We would return to that spot many more times over the years. We would never tire of seeing the wonders of the mountains in different seasons. We would bring our daughters and they would become as spellbound as we were. We would travel to the park with my brothers and their families. We celebrated our fortieth anniversary in those very same mountains along with good friends. We came back with our grandchildren. The lure of Rocky Mountain National Park never seems to grow old and we plan to return once again in a few weeks.
A hundred years ago the idea of preserving our national wonders in a system of parks and monuments that might be shared by all Americans came to be. Today our National Park System cares for our nation’s treasures from north to south, the Atlantic to the Pacific. Over the years Mike and I have marveled at Yosemite, Yellowstone, Glacier, Zion, Mesa Verde, the Grand Canyon, Carlsbad Caverns, the Smokey Mountains, the Missions in San Antonio, Shilo, The Washington and Lincoln Memorials and so many others that it would take pages to list and describe them. We now have a senior pass that allows us to enter any of them without even paying a fee. It would be impossible to justly describe the joy that visiting these places has brought to us again and again.

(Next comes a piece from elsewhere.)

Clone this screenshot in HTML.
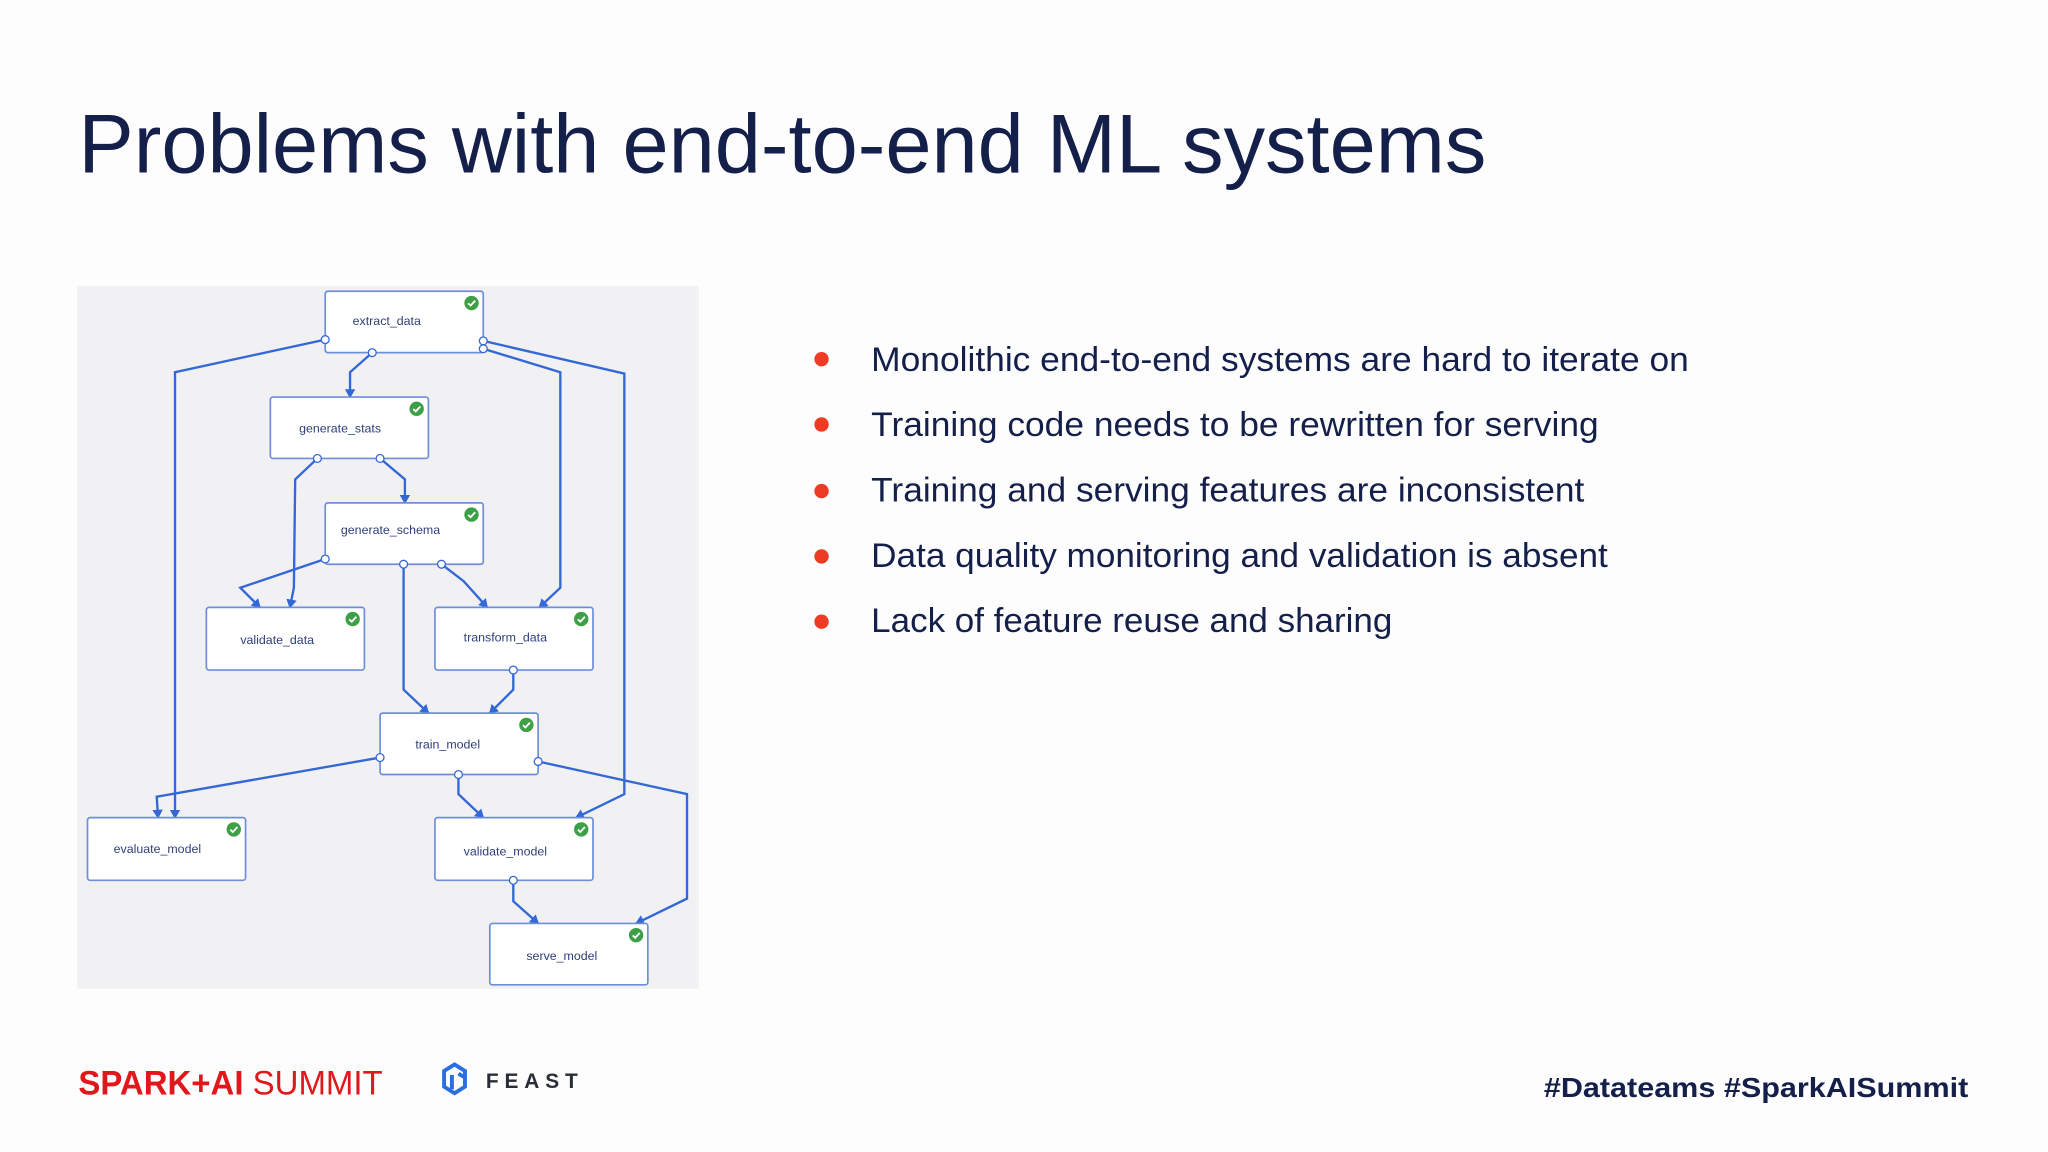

Our national parks represent the best of our country and who we are as people. They belong to all of us. The idea of preserving them forever was inspired. It came at a time when the entire world was weary from a war that had ultimately seemed so useless. We had paid a heavy price for peace and little knew the horrors that still lay ahead. Our national parks would become havens for even the common man as we grappled with the uglier sides of humanity during the decades that followed.
Our nation’s problems seem to persist but we the people mostly agree the we got it right when we chose to protect our glorious heritage through the national parks. They are a gift to everyone of us and inside their borders we are reminded again and again of what really matters.
Happy Birthday to our National Park System! May the next hundred years be even more glorious.